We Don't Need No Stinkin' DH


It's almost February, the Yankees have finally resolved their starting pitching woes, and we've all grown tired of complaining about Alex Rodriguez and A.J. Burnett, so our attention has turned to perhaps the only remaining question mark for the 2012 season - the DH position.

We've heard preposterous trade propositions (Jason Bay?? Seriously???), and the Yankees have been linked to just about every remaining free agent hitter over the age of 35, though most of them are hitters in name only these days. Personally, I'd prefer to see Brian Cashman stand pat, because at this point, with these options, there's really no sense in worrying that much about the 23rd or 24th spot on the roster, not in February or October.

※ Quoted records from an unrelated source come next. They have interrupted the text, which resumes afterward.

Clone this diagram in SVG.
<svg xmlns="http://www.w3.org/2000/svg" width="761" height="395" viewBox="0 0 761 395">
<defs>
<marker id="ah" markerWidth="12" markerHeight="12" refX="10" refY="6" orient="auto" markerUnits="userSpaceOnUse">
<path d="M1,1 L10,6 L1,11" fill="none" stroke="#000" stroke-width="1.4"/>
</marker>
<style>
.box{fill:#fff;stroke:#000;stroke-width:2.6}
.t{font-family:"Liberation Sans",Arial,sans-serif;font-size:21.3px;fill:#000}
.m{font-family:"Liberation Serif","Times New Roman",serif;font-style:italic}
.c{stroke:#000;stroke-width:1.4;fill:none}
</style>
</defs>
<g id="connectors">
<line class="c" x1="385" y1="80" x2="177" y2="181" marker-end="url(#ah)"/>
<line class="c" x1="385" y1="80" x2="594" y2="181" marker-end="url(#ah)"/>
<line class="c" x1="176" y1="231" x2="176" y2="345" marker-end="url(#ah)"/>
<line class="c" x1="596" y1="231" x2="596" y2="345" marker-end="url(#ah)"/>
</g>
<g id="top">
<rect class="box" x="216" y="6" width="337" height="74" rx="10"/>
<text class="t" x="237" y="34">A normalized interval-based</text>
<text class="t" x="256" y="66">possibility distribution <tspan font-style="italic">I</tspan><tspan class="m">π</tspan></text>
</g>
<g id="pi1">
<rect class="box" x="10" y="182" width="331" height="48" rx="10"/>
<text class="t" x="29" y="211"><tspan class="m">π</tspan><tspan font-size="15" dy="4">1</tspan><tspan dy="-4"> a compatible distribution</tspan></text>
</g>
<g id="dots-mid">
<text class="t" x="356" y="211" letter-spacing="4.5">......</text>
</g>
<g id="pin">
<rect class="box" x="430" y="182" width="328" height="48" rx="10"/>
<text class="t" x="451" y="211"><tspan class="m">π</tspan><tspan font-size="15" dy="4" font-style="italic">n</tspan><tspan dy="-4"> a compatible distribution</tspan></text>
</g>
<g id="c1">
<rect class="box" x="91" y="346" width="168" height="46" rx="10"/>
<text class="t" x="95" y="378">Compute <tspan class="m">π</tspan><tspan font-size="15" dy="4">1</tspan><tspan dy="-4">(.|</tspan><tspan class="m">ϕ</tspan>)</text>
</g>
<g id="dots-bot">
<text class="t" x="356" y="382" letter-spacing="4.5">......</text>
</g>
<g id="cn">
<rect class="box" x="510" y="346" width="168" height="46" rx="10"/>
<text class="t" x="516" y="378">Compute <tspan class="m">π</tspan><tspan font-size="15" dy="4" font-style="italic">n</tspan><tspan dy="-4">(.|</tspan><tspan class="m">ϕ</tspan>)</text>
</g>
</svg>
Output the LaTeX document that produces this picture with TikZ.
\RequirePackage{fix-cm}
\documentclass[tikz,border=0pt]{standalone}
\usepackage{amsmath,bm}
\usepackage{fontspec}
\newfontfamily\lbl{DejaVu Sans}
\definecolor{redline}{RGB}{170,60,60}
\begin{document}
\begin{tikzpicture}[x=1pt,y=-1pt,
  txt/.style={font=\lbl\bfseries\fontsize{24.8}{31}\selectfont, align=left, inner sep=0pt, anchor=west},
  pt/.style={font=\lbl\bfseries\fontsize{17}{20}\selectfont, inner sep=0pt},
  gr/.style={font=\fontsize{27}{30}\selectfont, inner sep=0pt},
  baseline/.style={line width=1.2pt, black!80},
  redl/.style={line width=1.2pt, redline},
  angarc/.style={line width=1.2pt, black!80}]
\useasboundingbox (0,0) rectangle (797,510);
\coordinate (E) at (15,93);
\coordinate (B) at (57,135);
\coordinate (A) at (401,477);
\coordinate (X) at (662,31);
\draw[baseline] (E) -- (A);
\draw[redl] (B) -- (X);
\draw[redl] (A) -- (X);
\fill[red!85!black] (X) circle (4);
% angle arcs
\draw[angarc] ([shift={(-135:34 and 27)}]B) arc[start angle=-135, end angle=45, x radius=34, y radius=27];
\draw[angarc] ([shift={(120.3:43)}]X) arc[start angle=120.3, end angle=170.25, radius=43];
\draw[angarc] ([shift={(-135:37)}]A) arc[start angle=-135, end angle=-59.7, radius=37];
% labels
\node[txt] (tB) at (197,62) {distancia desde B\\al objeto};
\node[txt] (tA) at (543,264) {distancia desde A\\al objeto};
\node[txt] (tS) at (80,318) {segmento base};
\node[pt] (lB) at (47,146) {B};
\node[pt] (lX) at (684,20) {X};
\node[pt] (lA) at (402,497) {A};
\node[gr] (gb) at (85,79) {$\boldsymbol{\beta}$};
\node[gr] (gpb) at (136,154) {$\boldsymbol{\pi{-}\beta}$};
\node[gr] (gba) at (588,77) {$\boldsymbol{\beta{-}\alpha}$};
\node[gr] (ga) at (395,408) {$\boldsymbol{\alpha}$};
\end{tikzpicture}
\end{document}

When you think of the DH position, it's a pretty safe bet that the names of at least one of a handful of players will pop into your head - Edgar Martinez, David Ortiz, Frank Thomas, Paul Moliter. Hitters such as these have become synonymous with the position, but when you dig a little deeper, you realize that they're the exception to the rule, and it's actually quite rare for a team to carry an established, regular DH.

Using the play index at www.baseball-reference.com, I searched for hitters who batted at least 500 times in a season with at least 80% of those plate apperances coming from the DH position. Believe it or not, only 65 players have managed to do it at least once. 31 have done it in two or more seasons, and 7 have managed to do it 5 or more times. Considering that the DH has been around for 39 seasons, these are small numbers. All in all, there have been 538 AL team-seasons since 1973, and using our definition of a regular DH, teams have only had one about 26% of the time.

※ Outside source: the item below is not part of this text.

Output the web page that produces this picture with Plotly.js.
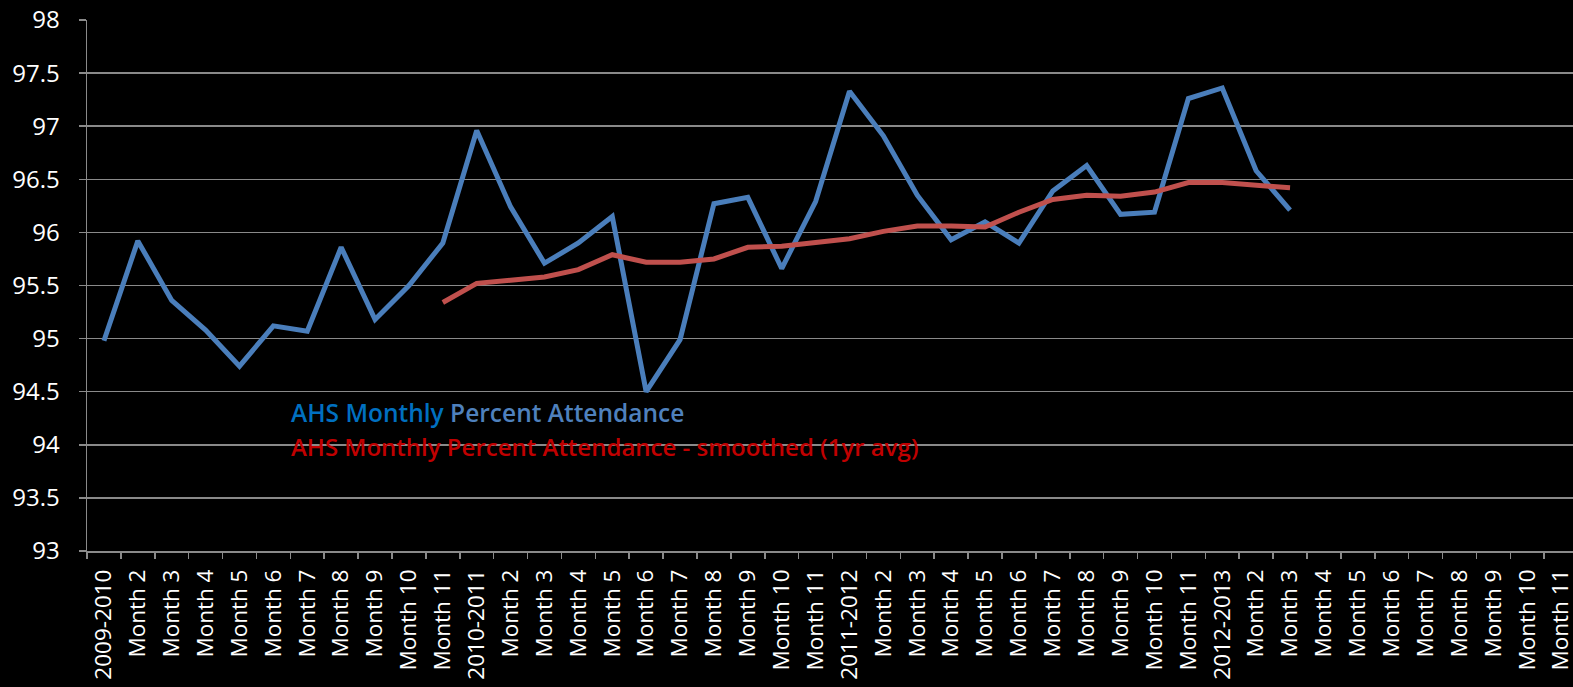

Does this tell us anything we don't already know? Well, kind of. Throughout recent baseball history, most teams have viewed DH as an inherently flexible position, at least in practice if not in theory, and this makes sense. From a strategic standpoint, it's better to focus on having depth at the actual fielding positions and use the DH as a way to keep everybody in the action. Signing a one-dimensional player like Hideki Matsui, or a fielder-in-name-only like Johnny Damon might fill the remaining DH at-bats, but these types of players do you little good throughout the injuries, day-night double headers, and extra-innings games that inevitably dot the regular season.

Unless he can absolutely rake, the left-handed hitting half of a DH platoon is just a glorified pinch hitter if he can't play anywhere on the field or pinch-run. Accordingly, the Yankees should take a pass on the remaining hitters left on the market, (edit: ESPECIALLY Raul Ibanez) and I suspect hope that they will.